» **DATA PROVIDED**

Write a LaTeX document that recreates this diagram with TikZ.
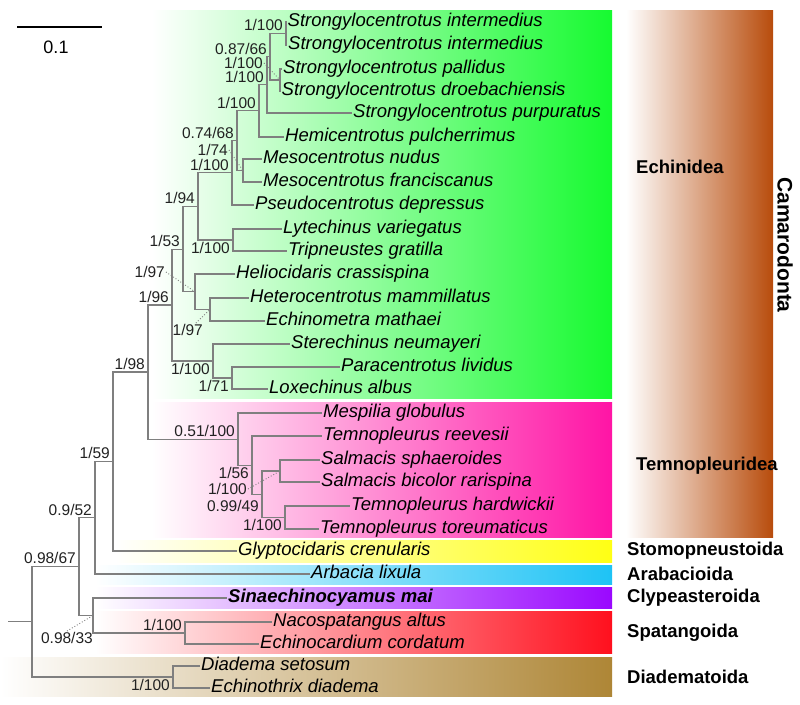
\documentclass[tikz,border=0pt]{standalone}
\usepackage{fontspec}
\setmainfont{Liberation Sans}
\usepackage{xcolor}
\usepackage{tikz}
\usetikzlibrary{calc}
\definecolor{echgreen}{HTML}{16FA30}
\definecolor{temnopink}{HTML}{FF14A5}
\definecolor{glyyellow}{HTML}{FFFF14}
\definecolor{arbcyan}{HTML}{1EC3F5}
\definecolor{clypurple}{HTML}{9A08FF}
\definecolor{spatred}{HTML}{FF101E}
\definecolor{diabrown}{HTML}{AE8636}
\definecolor{camrust}{HTML}{B84C0C}
\definecolor{branchgray}{HTML}{7F7F7F}
\definecolor{suppgray}{HTML}{222222}

\begin{document}
\begin{tikzpicture}[x=1pt, y=-1pt,
		branch/.style={draw=branchgray, line width=1.1pt},
		leader/.style={draw=branchgray, dotted, line width=0.9pt},
		taxon/.style={anchor=west, inner sep=1pt, text height=13pt, text depth=4pt, font=\fontsize{18.5}{20}\selectfont\itshape},
		supp/.style={inner sep=1pt, text height=11pt, text depth=0.5pt, text=suppgray, font=\fontsize{15.5}{17}\selectfont},
		suppup/.style={supp, anchor=south east, xshift=-2pt, yshift=1pt},
		suppdown/.style={supp, anchor=north east, xshift=-2pt, yshift=-1pt},
		clade/.style={anchor=west, inner sep=0pt, font=\fontsize{18.5}{20}\selectfont\bfseries}]
				\useasboundingbox (0,0) rectangle (800,704);
				\fill[white] (0,0) rectangle (800,704);
				\shade[left color=white, right color=echgreen] (152,10) rectangle (612,398);
				\shade[left color=white, right color=temnopink] (152,402) rectangle (612,537);
				\shade[left color=white, right color=glyyellow] (115,540) rectangle (612,562);
				\shade[left color=white, right color=arbcyan] (95,565) rectangle (612,584);
				\shade[left color=white, right color=clypurple] (95,587) rectangle (612,608);
				\shade[left color=white, right color=spatred] (95,611) rectangle (612,653);
				\shade[left color=white, right color=diabrown] (0,657) rectangle (612,696);
				\shade[left color=white, right color=camrust] (626,10) rectangle (773,537);

				\coordinate (sbL) at (17,27);
				\coordinate (sbR) at (102,27);
				\draw[line width=2.5pt] (sbL) -- (sbR);
				\node[font=\fontsize{18}{20}\selectfont] (sbT) at (56,47) {0.1};

				\node[taxon] (sInt1) at (286.5,22) {Strongylocentrotus intermedius};
				\node[taxon] (sInt2) at (287,45) {Strongylocentrotus intermedius};
				\node[taxon] (sPal) at (282,69) {Strongylocentrotus pallidus};
				\node[taxon] (sDro) at (280.5,91) {Strongylocentrotus droebachiensis};
				\node[taxon] (sPur) at (352,113) {Strongylocentrotus purpuratus};
				\node[taxon] (hPul) at (284,137) {Hemicentrotus pulcherrimus};
				\node[taxon] (mNud) at (262,159) {Mesocentrotus nudus};
				\node[taxon] (mFra) at (262,182) {Mesocentrotus franciscanus};
				\node[taxon] (pDep) at (254,205) {Pseudocentrotus depressus};
				\node[taxon] (lVar) at (282,229) {Lytechinus variegatus};
				\node[taxon] (tGra) at (287,251) {Tripneustes gratilla};
				\node[taxon] (hCra) at (235,274) {Heliocidaris crassispina};
				\node[taxon] (hMam) at (249,298) {Heterocentrotus mammillatus};
				\node[taxon] (eMat) at (265,321) {Echinometra mathaei};
				\node[taxon] (sNeu) at (290,344) {Sterechinus neumayeri};
				\node[taxon] (pLiv) at (340,367) {Paracentrotus lividus};
				\node[taxon] (lAlb) at (268,389) {Loxechinus albus};
				\node[taxon] (mGlo) at (322,413) {Mespilia globulus};
				\node[taxon] (tRee) at (322,436) {Temnopleurus reevesii};
				\node[taxon] (sSph) at (320,460) {Salmacis sphaeroides};
				\node[taxon] (sBic) at (320,482) {Salmacis bicolor rarispina};
				\node[taxon] (tHar) at (350,506) {Temnopleurus hardwickii};
				\node[taxon] (tTor) at (319,529) {Temnopleurus toreumaticus};
				\node[taxon] (gCre) at (237,551) {Glyptocidaris crenularis};
				\node[taxon] (aLix) at (310,574) {Arbacia lixula};
				\node[taxon, font=\fontsize{18.5}{20}\selectfont\bfseries\itshape] (sMai) at (227,598) {Sinaechinocyamus mai};
				\node[taxon] (nAlt) at (272,622) {Nacospatangus altus};
				\node[taxon] (eCor) at (259,644) {Echinocardium cordatum};
				\node[taxon] (dSet) at (200,666) {Diadema setosum};
				\node[taxon] (eDia) at (210,688) {Echinothrix diadema};

				\coordinate (nStrA) at (286,33.5);
				\coordinate (nStrB) at (280,80);
				\coordinate (nStrC) at (270,56.75);
				\coordinate (nStrD) at (267,84.9);
				\coordinate (nHem) at (259,110.9);
				\coordinate (nMes) at (243,170.5);
				\coordinate (nStrM) at (237,140.7);
				\coordinate (nPse) at (232,172.9);
				\coordinate (nLyt) at (233,240);
				\coordinate (nToxo) at (198,206.4);
				\coordinate (nHet) at (210,309.5);
				\coordinate (nEchm) at (195,291.8);
				\coordinate (nEchA) at (183,249.1);
				\coordinate (nPar) at (232,378);
				\coordinate (nSte) at (213,361);
				\coordinate (nEchi) at (172,305);
				\coordinate (nSal) at (280,471);
				\coordinate (nTem) at (285,517.5);
				\coordinate (nTemA) at (262,494.3);
				\coordinate (nTemB) at (252,465.1);
				\coordinate (nTemp) at (238,439.1);
				\coordinate (nCam) at (148,372);
				\coordinate (nGly) at (113,461.5);
				\coordinate (nArb) at (95,517.8);
				\coordinate (nSpa) at (185,633);
				\coordinate (nIrr) at (93,615.5);
				\coordinate (nEuc) at (79,566.6);
				\coordinate (nDia) at (173,677);
				\coordinate (nRoot) at (32,621.8);
				\coordinate (rootStub) at (8,621.8);

				\draw[branch] (nStrA) |- (sInt1.west) (nStrA) |- (sInt2.west);
				\draw[branch] (nStrB) |- (sPal.west) (nStrB) |- (sDro.west);
				\draw[branch] (nStrC) |- (nStrA) (nStrC) |- (nStrB);
				\draw[branch] (nStrD) |- (nStrC) (nStrD) |- (sPur.west);
				\draw[branch] (nHem) |- (nStrD) (nHem) |- (hPul.west);
				\draw[branch] (nMes) |- (mNud.west) (nMes) |- (mFra.west);
				\draw[branch] (nStrM) |- (nHem) (nStrM) |- (nMes);
				\draw[branch] (nPse) |- (nStrM) (nPse) |- (pDep.west);
				\draw[branch] (nLyt) |- (lVar.west) (nLyt) |- (tGra.west);
				\draw[branch] (nToxo) |- (nPse) (nToxo) |- (nLyt);
				\draw[branch] (nHet) |- (hMam.west) (nHet) |- (eMat.west);
				\draw[branch] (nEchm) |- (hCra.west) (nEchm) |- (nHet);
				\draw[branch] (nEchA) |- (nToxo) (nEchA) |- (nEchm);
				\draw[branch] (nPar) |- (pLiv.west) (nPar) |- (lAlb.west);
				\draw[branch] (nSte) |- (sNeu.west) (nSte) |- (nPar);
				\draw[branch] (nEchi) |- (nEchA) (nEchi) |- (nSte);
				\draw[branch] (nSal) |- (sSph.west) (nSal) |- (sBic.west);
				\draw[branch] (nTem) |- (tHar.west) (nTem) |- (tTor.west);
				\draw[branch] (nTemA) |- (nSal) (nTemA) |- (nTem);
				\draw[branch] (nTemB) |- (tRee.west) (nTemB) |- (nTemA);
				\draw[branch] (nTemp) |- (mGlo.west) (nTemp) |- (nTemB);
				\draw[branch] (nCam) |- (nEchi) (nCam) |- (nTemp);
				\draw[branch] (nGly) |- (nCam) (nGly) |- (gCre.west);
				\draw[branch] (nArb) |- (nGly) (nArb) |- (aLix.west);
				\draw[branch] (nSpa) |- (nAlt.west) (nSpa) |- (eCor.west);
				\draw[branch] (nIrr) |- (sMai.west) (nIrr) |- (nSpa);
				\draw[branch] (nEuc) |- (nArb) (nEuc) |- (nIrr);
				\draw[branch] (nDia) |- (dSet.west) (nDia) |- (eDia.west);
				\draw[branch] (nRoot) |- (nEuc) (nRoot) |- (nDia);
				\draw[branch] (rootStub) -- (nRoot);

				\node[suppup] (bStrA) at (nStrA) {1/100};
				\node[suppup] (bStrC) at (nStrC) {0.87/66};
				\node[suppup] (bStrD) at (nStrD) {1/100};
				\node[suppup] (bHem) at (nHem) {1/100};
				\node[suppup] (bStrM) at (nStrM) {0.74/68};
				\node[suppup] (bPse) at (nPse) {1/100};
				\node[suppup] (bToxo) at (nToxo) {1/94};
				\node[suppup] (bEchA) at (nEchA) {1/53};
				\node[suppup] (bEchi) at (nEchi) {1/96};
				\node[suppup] (bCam) at (nCam) {1/98};
				\node[suppup] (bTemp) at (nTemp) {0.51/100};
				\node[suppup] (bGly) at (nGly) {1/59};
				\node[suppup] (bArb) at (nArb) {0.9/52};
				\node[suppup] (bEuc) at (nEuc) {0.98/67};
				\node[suppup] (bSpa) at (nSpa) {1/100};
				\node[suppdown] (bLyt) at (nLyt) {1/100};
				\node[suppdown] (bSte) at (nSte) {1/100};
				\node[suppdown] (bPar) at (nPar) {1/71};
				\node[suppdown] (bTemB) at (nTemB) {1/56};
				\node[suppdown, yshift=-4pt] (bTemA) at (nTemA) {0.99/49};
				\node[suppdown] (bTem) at (nTem) {1/100};
				\node[suppdown] (bDia) at (nDia) {1/100};

				\node[supp, anchor=east] (bStrB) at (264,63) {1/100};
				\node[supp, anchor=east] (bMes) at (229,150) {1/74};
				\node[supp, anchor=east] (bEchm) at (166,272) {1/97};
				\node[supp, anchor=east] (bHet) at (204,330) {1/97};
				\node[supp, anchor=east] (bSal) at (248,489) {1/100};
				\node[supp, anchor=east] (bIrr) at (94,638) {0.98/33};
				\draw[leader] (bStrB.east) -- (nStrB);
				\draw[leader] (bMes.east) -- (nMes);
				\draw[leader] (bEchm.east) -- (nEchm);
				\draw[leader] ($(bHet.north)!0.5!(bHet.north east)$) -- (nHet);
				\draw[leader] (bSal.east) -- (nSal);
				\draw[leader] (bIrr.north) -- (nIrr);

				\node[clade] (cEchi) at (636,167) {Echinidea};
				\node[clade] (cTemp) at (636,466) {Temnopleuridea};
				\node[clade] (cStom) at (627,551) {Stomopneustoida};
				\node[clade] (cArba) at (627,574) {Arabacioida};
				\node[clade] (cClyp) at (627,598) {Clypeasteroida};
				\node[clade] (cSpat) at (627,633) {Spatangoida};
				\node[clade] (cDiad) at (627,677) {Diadematoida};
				\node[rotate=-90, inner sep=0pt, font=\fontsize{21}{23}\selectfont\bfseries] (cCama) at (785,245) {Camarodonta};
			\end{tikzpicture}
\end{document}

» **WORK INSTRUCTIONS**
Extract the lines exactly, please: the first line of the listing, the line with "(626,10) rectangle (773,537);", and every line between them, but no pictures.

» **FULL OUTPUT**
Write a LaTeX document that recreates this diagram with TikZ.
\documentclass[tikz,border=0pt]{standalone}
\usepackage{fontspec}
\setmainfont{Liberation Sans}
\usepackage{xcolor}
\usepackage{tikz}
\usetikzlibrary{calc}
\definecolor{echgreen}{HTML}{16FA30}
\definecolor{temnopink}{HTML}{FF14A5}
\definecolor{glyyellow}{HTML}{FFFF14}
\definecolor{arbcyan}{HTML}{1EC3F5}
\definecolor{clypurple}{HTML}{9A08FF}
\definecolor{spatred}{HTML}{FF101E}
\definecolor{diabrown}{HTML}{AE8636}
\definecolor{camrust}{HTML}{B84C0C}
\definecolor{branchgray}{HTML}{7F7F7F}
\definecolor{suppgray}{HTML}{222222}

\begin{document}
\begin{tikzpicture}[x=1pt, y=-1pt,
		branch/.style={draw=branchgray, line width=1.1pt},
		leader/.style={draw=branchgray, dotted, line width=0.9pt},
		taxon/.style={anchor=west, inner sep=1pt, text height=13pt, text depth=4pt, font=\fontsize{18.5}{20}\selectfont\itshape},
		supp/.style={inner sep=1pt, text height=11pt, text depth=0.5pt, text=suppgray, font=\fontsize{15.5}{17}\selectfont},
		suppup/.style={supp, anchor=south east, xshift=-2pt, yshift=1pt},
		suppdown/.style={supp, anchor=north east, xshift=-2pt, yshift=-1pt},
		clade/.style={anchor=west, inner sep=0pt, font=\fontsize{18.5}{20}\selectfont\bfseries}]
				\useasboundingbox (0,0) rectangle (800,704);
				\fill[white] (0,0) rectangle (800,704);
				\shade[left color=white, right color=echgreen] (152,10) rectangle (612,398);
				\shade[left color=white, right color=temnopink] (152,402) rectangle (612,537);
				\shade[left color=white, right color=glyyellow] (115,540) rectangle (612,562);
				\shade[left color=white, right color=arbcyan] (95,565) rectangle (612,584);
				\shade[left color=white, right color=clypurple] (95,587) rectangle (612,608);
				\shade[left color=white, right color=spatred] (95,611) rectangle (612,653);
				\shade[left color=white, right color=diabrown] (0,657) rectangle (612,696);
				\shade[left color=white, right color=camrust] (626,10) rectangle (773,537);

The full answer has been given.